With that victory won, ACS CAN is starting a major push to increase palliative care, a term that’s often associated solely with end-of-life pain management but actually encompasses a wide range of coordinated medical support services from psychotherapy to physical therapy.
ACS CAN has already lent its support to three palliative care bills that have been introduced in Congress. Those bills appear unlikely to pass this term, but the group will keep working to build support.
“We think it’s a big opportunity for everyone, and we plan to push on both the legislative front and within government agencies that can encourage palliative care by doing things like creating payment codes for (medical discussions) that happen over the phone or over the Internet rather than face to face,” says Woodruff, of ACS CAN.Advocates for those with cancer, be they one-man operations like Agin or million-man operations like ACS CAN, represent just a fraction of the many special interests that try to influence federal health care policy. Other groups lobby on behalf of doctors, hospitals, insurers, employers and many other constituencies.
The expenditures of these other lobbies dwarf those of cancer policy advocates.
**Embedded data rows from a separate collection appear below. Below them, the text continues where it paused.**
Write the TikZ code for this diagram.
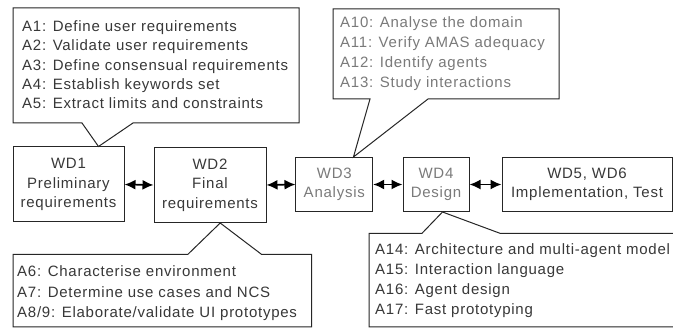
\documentclass[tikz,border=0pt]{standalone}
\usepackage{fontspec}
\setmainfont[LetterSpace=5]{Liberation Sans}
\usetikzlibrary{arrows.meta,calc}

\tikzset{
  wd/.style={draw=black!85, line width=1pt, align=center, inner sep=0pt,
    font=\fontsize{15}{19.5}\selectfont, text=black!78},
  faded/.style={text=black!52},
  callout/.style={draw=black!85, line width=1pt, fill=white, line join=miter},
  item/.style={anchor=base west, inner sep=0pt,
    font=\fontsize{15}{18}\selectfont, text=black!78},
  link/.style={{Latex[length=11pt,width=10pt]}-{Latex[length=11pt,width=10pt]},
    line width=1.6pt, black}
}

\begin{document}
\begin{tikzpicture}[x=1pt,y=-1pt]
\useasboundingbox (0,0) rectangle (673,328);

% work definitions
\node[wd, minimum width=111pt, minimum height=75pt] (wd1) at (68.5,184.5)
  {WD1\\Preliminary\\requirements};
\node[wd, minimum width=112pt, minimum height=75pt] (wd2) at (210,185)
  {WD2\\Final\\requirements};
\node[wd, faded, minimum width=76.7pt, minimum height=54pt] (wd3) at (334.3,184.5)
  {WD3\\Analysis};
\node[wd, faded, minimum width=66pt, minimum height=54pt] (wd4) at (436,184.5)
  {WD4\\Design};
\node[wd, minimum width=170pt, minimum height=54pt] (wd5) at (587,184.5)
  {WD5, WD6\\Implementation, Test};

% links between successive work definitions
\draw[link] (wd1.east) -- (wd2.west);
\draw[link] (wd2.east) -- (wd3.west);
\draw[link] (wd3.east) -- (wd4.west);
\draw[link] (wd4.east) -- (wd5.west);

% activity callouts
\draw[callout] (13,8) -- (299,8) -- (299,123) -- (133,123)
  -- ($(wd1.north west)+(86,0)$) -- (82,123) -- (13,123) -- cycle;
\draw[callout] (333,9) -- (559,9) -- (559,99) -- (428,99)
  -- ($(wd3.north west)+(58,0)$) -- (370,99) -- (333,99) -- cycle;
\draw[callout] (13,254.5) -- (187.7,254.5) -- ($(wd2.south west)+(66.7,0)$)
  -- (261.7,254.5) -- (311.5,254.5) -- (311.5,327) -- (13,327) -- cycle;
\draw[callout] (369,233.3) -- (422,233.3) -- ($(wd4.south west)+(40,0)$)
  -- (500,233.3) -- (690,233.3) -- (690,327) -- (369,327) -- cycle;

% activity lists
\foreach \t [count=\i] in {A1: Define user requirements,
    A2: Validate user requirements, A3: Define consensual requirements,
    A4: Establish keywords set, A5: Extract limits and constraints}
  \node[item] (ca-\i) at (22,{31.7+19.3*(\i-1)}) {\t};
\foreach \t [count=\i] in {A10: Analyse the domain, A11: Verify AMAS adequacy,
    A12: Identify agents, A13: Study interactions}
  \node[item, faded] (cb-\i) at (340,{27.7+20*(\i-1)}) {\t};
\foreach \t [count=\i] in {A6: Characterise environment,
    A7: Determine use cases and NCS, A8/9: Elaborate/validate UI prototypes}
  \node[item] (cc-\i) at (17,{276.7+20.5*(\i-1)}) {\t};
\foreach \t [count=\i] in {A14: Architecture and multi-agent model,
    A15: Interaction language, A16: Agent design, A17: Fast prototyping}
  \node[item] (cd-\i) at (375,{255+20*(\i-1)}) {\t};
\end{tikzpicture}
\end{document}
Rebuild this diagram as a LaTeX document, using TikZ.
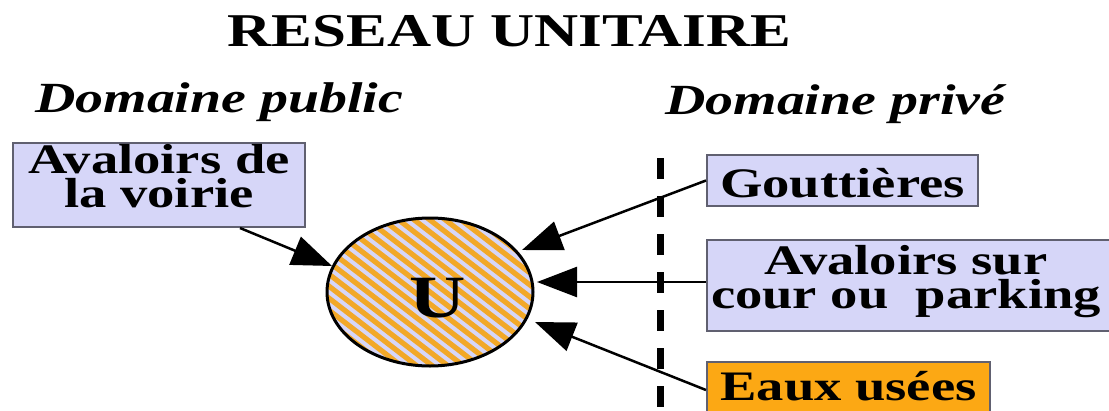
\documentclass[tikz,border=0pt]{standalone}
\usepackage{fontspec}
\setmainfont{Liberation Serif}[FakeStretch=1.3]
\usetikzlibrary{arrows.meta,shapes.geometric}
\definecolor{lav}{RGB}{214,214,248}
\definecolor{boxorange}{RGB}{252,168,20}
\definecolor{stripe}{RGB}{242,168,40}
\definecolor{boxline}{RGB}{96,96,112}
\begin{document}
\begin{tikzpicture}[x=1pt,y=-1pt,
  boxstyle/.style={draw=boxline, line width=2pt, inner sep=0pt, align=center,
    font=\fontsize{42}{34}\selectfont\bfseries},
  headstyle/.style={inner sep=0pt, anchor=base west, font=\fontsize{43}{43}\selectfont\bfseries\itshape},
  arr/.style={line width=2.5pt, -{Triangle[length=40pt,width=30pt]}},
  sepline/.style={line width=7pt, dash pattern=on 21pt off 17pt}
]
\useasboundingbox (0,0) rectangle (1109,410);
\clip (0,0) rectangle (1109,410);
\fill[white] (0,0) rectangle (1109,410);

% headings
\node[inner sep=0pt, anchor=base, font=\fontsize{47}{47}\selectfont\bfseries] (title) at (509.5,46) {RESEAU UNITAIRE};
\node[headstyle] (pub) at (35,112) {Domaine public};
\node[headstyle] (priv) at (665,114) {Domaine privé};

% boundary line
\coordinate (dtop) at (660,158);
\coordinate (dbot) at (660,420);
\draw[sepline] (dtop) -- (dbot);

% collector
\node[ellipse, draw=black, line width=3pt, fill=lav, minimum width=206pt, minimum height=148pt,
  inner sep=0pt, text height=50pt, text depth=0pt, font=\fontsize{60}{60}\selectfont\bfseries,
  path picture={
    \foreach \c in {-168,-156,...,168}{
      \draw[stripe, line width=5.2pt]
        ([shift={(-120,{\c-92.4})}]path picture bounding box.center) --
        ([shift={(120,{\c+92.4})}]path picture bounding box.center);
    }
  }] (U) at (430,292) {\hspace*{16pt}U};

% boxes
\node[boxstyle, fill=lav, minimum width=292pt, minimum height=84pt, text height=64pt, text depth=20pt]
  (avvoir) at (159,185) {Avaloirs de\\la voirie};
\node[boxstyle, fill=lav, minimum width=271pt, minimum height=51pt, text height=42pt, text depth=9pt]
  (goutt) at (842.5,180.5) {Gouttières};
\node[boxstyle, fill=lav, minimum width=418pt, minimum height=91pt, text height=68pt, text depth=23pt]
  (avsur) at (916,285.5) {Avaloirs sur\hspace*{20pt}\\cour ou\ \ parking\hspace*{20pt}};
\node[boxstyle, fill=boxorange, minimum width=283pt, minimum height=63pt, text height=38pt, text depth=25pt]
  (eaux) at (848.5,393.5) {Eaux usées};

% arrow tips
\coordinate (t1) at ([shift={(92,-42)}]U.center);
\coordinate (t2) at ([shift={(107,-7)}]U.center);
\coordinate (t3) at ([shift={(105,30)}]U.center);
\coordinate (t4) at ([shift={(-98,-26)}]U.center);
\coordinate (s4) at ([xshift=81pt]avvoir.south);

\draw[arr] (goutt.west) -- (t1);
\draw[arr] ([yshift=3.5pt]avsur.west) -- ([yshift=3.5pt]avsur.west -| t2);
\draw[arr] ([yshift=3.5pt]eaux.west) -- (t3);
\draw[arr] (s4) -- (t4);
\end{tikzpicture}
\end{document}
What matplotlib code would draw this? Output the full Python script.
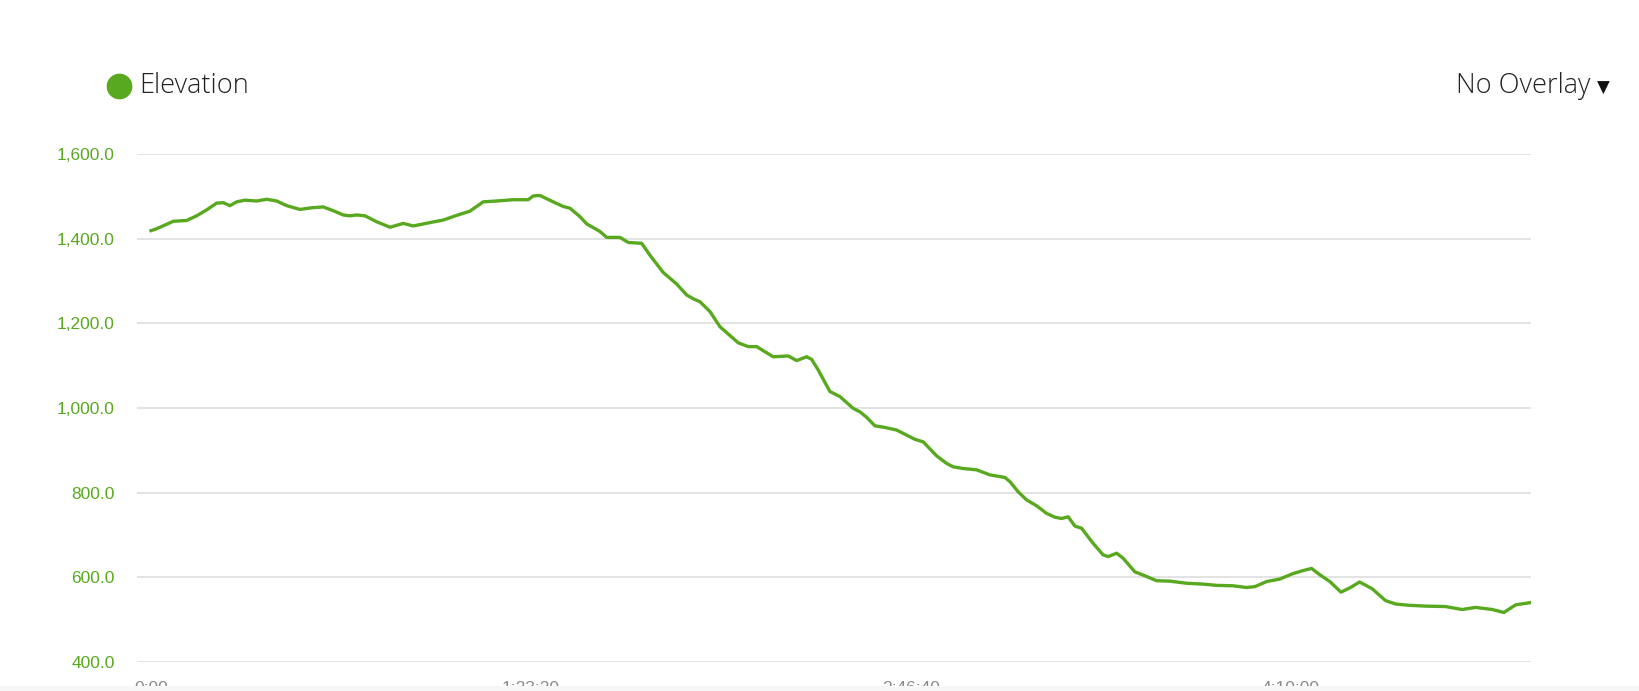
import matplotlib
matplotlib.use("Agg")
import matplotlib.pyplot as plt
from matplotlib.lines import Line2D
from matplotlib.patches import Rectangle
from matplotlib.ticker import FuncFormatter

# elapsed time (s) and elevation (m)
time_s = [0, 53, 118, 293, 470, 601, 733, 864, 951, 1039, 1128, 1237, 1391, 1522,
          1654, 1786, 1961, 2114, 2267, 2399, 2530, 2618, 2707, 2816, 2970, 3145,
          3320, 3451, 3671, 3846, 4022, 4197, 4372, 4549, 4767, 4964, 5030, 5118,
          5293, 5425, 5513, 5645, 5733, 5908, 5996, 6171, 6280, 6457, 6566, 6741,
          6917, 7049, 7136, 7224, 7355, 7487, 7575, 7728, 7859, 7970, 8188, 8386,
          8496, 8628, 8693, 8780, 8934, 9066, 9241, 9329, 9417, 9526, 9658, 9812,
          9943, 10053, 10162, 10338, 10470, 10557, 10688, 10864, 11039, 11237,
          11303, 11412, 11522, 11654, 11786, 11895, 11983, 12070, 12158, 12246,
          12399, 12530, 12596, 12707, 12793, 12947, 13101, 13233, 13408, 13628,
          13846, 14022, 14241, 14417, 14526, 14680, 14855, 15030, 15162, 15272,
          15382, 15513, 15659, 15786, 15904, 16070, 16246, 16378, 16553, 16772,
          17036, 17254, 17430, 17649, 17803, 17957, 18066, 18141]
elev_m = [1419, 1422, 1427, 1441, 1443, 1454, 1468, 1484, 1485, 1478, 1487, 1491,
          1489, 1493, 1489, 1478, 1469, 1473, 1475, 1466, 1456, 1454, 1456, 1454,
          1440, 1427, 1436, 1430, 1438, 1444, 1455, 1465, 1487, 1489, 1492, 1492,
          1501, 1502, 1487, 1476, 1472, 1452, 1435, 1417, 1403, 1403, 1391, 1389,
          1361, 1320, 1293, 1267, 1258, 1251, 1228, 1192, 1178, 1154, 1145, 1145,
          1121, 1123, 1112, 1121, 1115, 1090, 1039, 1027, 999, 991, 978, 958, 954,
          948, 936, 926, 920, 887, 869, 861, 857, 854, 842, 836, 826, 802, 783,
          769, 751, 742, 739, 743, 721, 716, 680, 653, 649, 657, 645, 613, 602,
          592, 591, 586, 584, 581, 580, 576, 578, 590, 596, 609, 616, 621, 606,
          590, 565, 576, 589, 573, 545, 537, 534, 532, 531, 524, 529, 524, 517,
          535, 538, 540]

y_ticks = [400, 600, 800, 1000, 1200, 1400, 1600]
x_ticks = [0, 5000, 10000, 15000]
x_labels = ["0:00", "1:23:20", "2:46:40", "4:10:00"]

green = "#58a91f"
W, H = 1639, 691

fig = plt.figure(figsize=(W / 100, H / 100), dpi=100)
ax = fig.add_axes([137 / W, 1 - 662 / H, 1394 / W, 508 / H])

ax.plot(time_s, elev_m, color=green, lw=2.4, solid_joinstyle="round")

ax.set_xlim(-184, 18160)
ax.set_ylim(400, 1600)
ax.set_yticks(y_ticks)
ax.yaxis.set_major_formatter(FuncFormatter(lambda v, p: f"{v:,.1f}"))
ax.set_xticks(x_ticks)
ax.set_xticklabels(x_labels)
ax.grid(axis="y", color="#dedede", lw=1.2)
ax.set_axisbelow(True)
for s in ax.spines.values():
    s.set_visible(False)
ax.tick_params(axis="y", length=0, pad=16, labelsize=12.5, labelcolor=green)
ax.tick_params(axis="x", length=0, pad=13.5, labelsize=12.5, labelcolor="#8a8a8a")
for lab in ax.get_yticklabels() + ax.get_xticklabels():
    lab.set_family(["Liberation Sans", "DejaVu Sans"])

# legend dot + title
fig.add_artist(Line2D([119 / W], [1 - 86 / H], marker="o", markersize=17.5,
                      color=green, transform=fig.transFigure))
fig.text(139 / W, 1 - 86 / H, "Elevation", va="center", ha="left",
         fontsize=19.5, color="#222222", family=["Open Sans", "DejaVu Sans"],
         fontweight="light")
fig.text(1591 / W, 1 - 86 / H, "No Overlay", va="center", ha="right",
         fontsize=19.5, color="#222222", family=["Open Sans", "DejaVu Sans"],
         fontweight="light")
fig.text(1603 / W, 1 - 88 / H, "▼", va="center", ha="center",
         fontsize=12, color="#111111", family="DejaVu Sans")

# bottom strip that clips the time labels
fig.add_artist(Rectangle((0, 0), 1, 5 / H, transform=fig.transFigure,
                         facecolor="#f7f7f7", edgecolor="none", zorder=10))

fig.savefig("out.png", dpi=100)
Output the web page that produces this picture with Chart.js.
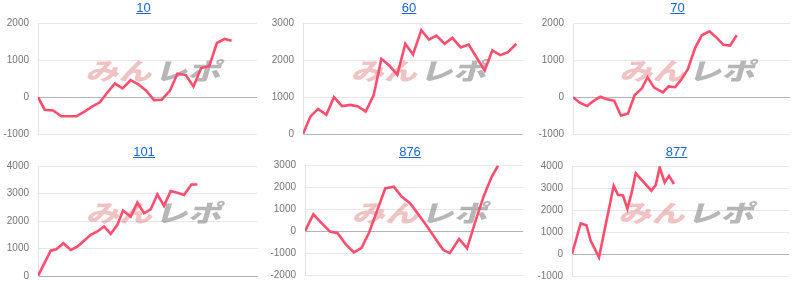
<!DOCTYPE html>
<html>
<head>
<meta charset="utf-8">
<script src="https://cdn.jsdelivr.net/npm/chart.js@4"></script>
<style>
  body { margin: 0; background: #fff; }
  #wrap { position: relative; width: 800px; height: 282px; overflow: hidden; background: #fff; }
  .panel { position: absolute; height: 141px; }
  .panel canvas { position: absolute; left: 0; top: 0; }
  .ttl {
    position: absolute; top: 0; transform: translateX(-50%);
    font: 13px "Liberation Sans", Arial, sans-serif; line-height: 15px;
    color: #1a66d2; text-decoration: underline; white-space: nowrap;
  }
</style>
</head>
<body>
<div id="wrap"></div>
<script>
// machine numbers shown as panel titles
const machines = ['10', '60', '70', '101', '876', '877'];

// x = games played, y = coin difference
const games10 = [0, 275, 618, 962, 1305, 1580, 1924, 2240, 2542, 2844, 3160, 3476, 3806, 4122, 4438, 4768, 5084, 5427, 5728, 6073, 6389, 6705, 7035, 7353, 7669, 7956];
const diff10 = [0, -340, -360, -520, -520, -520, -385, -250, -140, 120, 370, 240, 460, 350, 180, -80, -70, 180, 640, 600, 290, 790, 840, 1470, 1580, 1530];

const games60 = [0, 300, 614, 955, 1268, 1595, 1950, 2250, 2564, 2891, 3205, 3518, 3859, 4186, 4500, 4841, 5155, 5455, 5795, 6109, 6450, 6777, 7091, 7432, 7745, 8073, 8386, 8727];
const diff60 = [0, 470, 680, 520, 1000, 760, 790, 750, 610, 1050, 2040, 1870, 1610, 2450, 2160, 2820, 2560, 2670, 2450, 2610, 2350, 2430, 2090, 1720, 2270, 2140, 2220, 2450];

const games70 = [0, 276, 580, 856, 1132, 1408, 1712, 1988, 2278, 2554, 2857, 3092, 3368, 3727, 3962, 4238, 4514, 4764, 5066, 5342, 5660, 5963, 6239, 6515, 6791];
const diff70 = [0, -150, -240, -100, 10, -55, -100, -500, -450, 50, 240, 540, 260, 130, 290, 270, 500, 760, 1340, 1680, 1790, 1610, 1420, 1400, 1680];

const games101 = [0, 520, 751, 1038, 1338, 1611, 1883, 2156, 2429, 2701, 2974, 3247, 3479, 3792, 4065, 4338, 4610, 4883, 5156, 5429, 5701, 5974, 6274, 6520];
const diff101 = [0, 920, 970, 1190, 950, 1070, 1280, 1500, 1620, 1800, 1530, 1860, 2380, 2160, 2670, 2280, 2420, 2970, 2550, 3090, 3030, 2950, 3330, 3330];

const games876 = [0, 344, 687, 1031, 1347, 1690, 2020, 2336, 2652, 2982, 3311, 3669, 3985, 4328, 4672, 5015, 5359, 5702, 5977, 6362, 6691, 7035, 7378, 7694, 7969];
const diff876 = [0, 770, 370, -20, -90, -610, -970, -760, -50, 950, 1950, 2030, 1580, 1290, 780, 260, -300, -850, -1000, -350, -780, 450, 1600, 2450, 3000];

const games877 = [0, 361, 597, 776, 1120, 1729, 1908, 2115, 2298, 2464, 2642, 3293, 3471, 3637, 3845, 4023, 4230];
const diff877 = [0, 1390, 1310, 600, -150, 3100, 2690, 2660, 2060, 2730, 3670, 2880, 3130, 3930, 3250, 3550, 3180];

const yMins = [-1000, 0, -1000, 0, -2000, -1000];
const yMaxs = [2000, 3000, 2000, 4000, 3000, 4000];
const gamesMax = 9000;

const allGames = [games10, games60, games70, games101, games876, games877];
const allDiffs = [diff10, diff60, diff70, diff101, diff876, diff877];

// where each small chart sits on the page, and where its plot area should land
const boxes = [
  { left: 0,   top: 0,   width: 259, areaTop: 23.5, areaBottom: 133.5 },
  { left: 265, top: 0,   width: 260, areaTop: 23.5, areaBottom: 133.5 },
  { left: 535, top: 0,   width: 257, areaTop: 23.5, areaBottom: 133.5 },
  { left: 0,   top: 141, width: 260, areaTop: 25,   areaBottom: 134.5 },
  { left: 267, top: 141, width: 258, areaTop: 24.5, areaBottom: 133.5 },
  { left: 534, top: 141, width: 257, areaTop: 25,   areaBottom: 134.5 },
];

const watermark = {
  id: 'watermark',
  beforeDatasetsDraw(chart) {
    const { ctx, chartArea: a } = chart;
    ctx.save();
    ctx.translate((a.left + a.right) / 2 + 8, a.top + 47);
    ctx.transform(1.38, 0, -0.28, 1, 0, 0);
    ctx.font = '900 24px "Noto Sans CJK JP"';
    ctx.textBaseline = 'middle';
    ctx.textAlign = 'right';
    ctx.fillStyle = 'rgba(222,110,115,0.42)';
    ctx.fillText('みん', -1, 0);
    ctx.textAlign = 'left';
    ctx.fillStyle = 'rgba(110,110,110,0.5)';
    ctx.fillText('レポ', 1, 0);
    ctx.restore();
  }
};

function makeChart(canvas, i, pad) {
  const points = allGames[i].map((g, k) => ({ x: g, y: allDiffs[i][k] }));
  return new Chart(canvas.getContext('2d'), {
    type: 'line',
    data: {
      datasets: [{
        data: points,
        borderColor: '#ff4d6d',
        borderWidth: 2.6,
        pointRadius: 0,
        tension: 0,
        fill: false,
      }],
    },
    options: {
      responsive: false,
      animation: false,
      events: [],
      layout: { autoPadding: false, padding: pad },
      plugins: { legend: { display: false }, title: { display: false }, tooltip: { enabled: false } },
      scales: {
        x: { type: 'linear', display: false, min: 0, max: gamesMax },
        y: {
          min: yMins[i],
          max: yMaxs[i],
          afterFit: (scale) => { scale.width = 38; },
          ticks: {
            stepSize: 1000,
            padding: 9,
            color: '#757575',
            font: { family: '"Liberation Sans", Arial, sans-serif', size: 10 },
            callback: (v) => String(v),
          },
          grid: {
            drawTicks: false,
            color: (c) => (c.tick && c.tick.value === 0 ? '#b4b4b4' : '#e8e8e8'),
          },
          border: { display: true, color: '#e4e4e4' },
        },
      },
    },
    plugins: [watermark],
  });
}

const wrap = document.getElementById('wrap');

machines.forEach((name, i) => {
  const box = boxes[i];
  const panel = document.createElement('div');
  panel.className = 'panel';
  panel.style.left = box.left + 'px';
  panel.style.top = box.top + 'px';
  panel.style.width = box.width + 'px';
  const canvas = document.createElement('canvas');
  canvas.width = box.width;
  canvas.height = 141;
  const link = document.createElement('a');
  link.className = 'ttl';
  link.href = '#';
  link.textContent = name;
  link.style.top = (i < 3 ? 0 : 3) + 'px';
  panel.appendChild(canvas);
  panel.appendChild(link);
  wrap.appendChild(panel);

  const pad = { top: box.areaTop, bottom: 0, left: 0, right: 2 };

  // the bottom of the plot area keeps a fixed gap, so measure it and grow the canvas instead
  let chart = makeChart(canvas, i, pad);
  const gap = canvas.height - chart.chartArea.bottom;
  const topFix = box.areaTop - chart.chartArea.top;
  chart.destroy();
  canvas.width = box.width;
  canvas.height = Math.round(box.areaBottom + gap);
  canvas.style.width = box.width + 'px';
  canvas.style.height = canvas.height + 'px';
  chart = makeChart(canvas, i, { top: box.areaTop + topFix, bottom: 0, left: 0, right: 2 });

  const b = chart.chartArea;
  link.style.left = ((b.left + b.right) / 2 - 4) + 'px';
});
</script>
</body>
</html>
Indeed, the pharmaceutical industry spent nearly $230 million on its lobbying efforts in 2013 alone. The insurance industry spent more than $150 million, hospitals more than $90 million and health care professionals more than $85 million.
The agendas of a given group may align with those of the cancer lobby on issues such as research funding, yet clash over others -- for instance, how many costs payers should pass on to patients.
The sheer number of players and issues make it hard to generalize about allies and opponents. Organizations that agree on some points are almost certain to disagree on others.
While volunteers within the cancer community may have different individual missions, too, they tend to have one thing in common: They work tirelessly. They present their cases as many times as they can, in as many ways as they can, in as many venues as they can. It is a labor-intensive operation, but the enormous supply of volunteers makes it possible.
ACS CAN makes an annual show of its support by bringing hundreds of survivors, family members and volunteers to Washington each September for Lobby Day. Supporters from virtually every congressional district flood the Capitol in matching blue shirts for meetings with hundreds of elected officials.
Such events draw national attention, but the vast majority of cancer-policy advocacy plays out in a series of smaller, less visible efforts — like the work Blough did to help convince the West Virginia state legislature to ban access to tanning beds to children under 14.
She considers that a victory, but says she won’t stop pushing for safeguards until the age limit is raised even higher.
To be in sync with some other states that have banned children from using tanning beds, “We wanted the age limit to be 18, but it’s a start, and we’ll keep on trying,” says Blough, who believes in the power of persistence. “We didn’t win the first time we tried to get our board of health to ban workplace smoking. We told them that we’d keep coming back ’til we got the votes, and we did.”
One of Blough’s most important jobs is recruiting new volunteers, and one of her best finds is her husband, Brooke, who now coordinates volunteer activities throughout their county.
“I figured that the only way I’d ever see much of her was to sign up for the organization,” he joked. “Actually, it’s one of the best decisions I’ve ever made. We have seen so many positive developments in the last few years, some that make the news but many that never do, and it’s very rewarding to be a part of that.”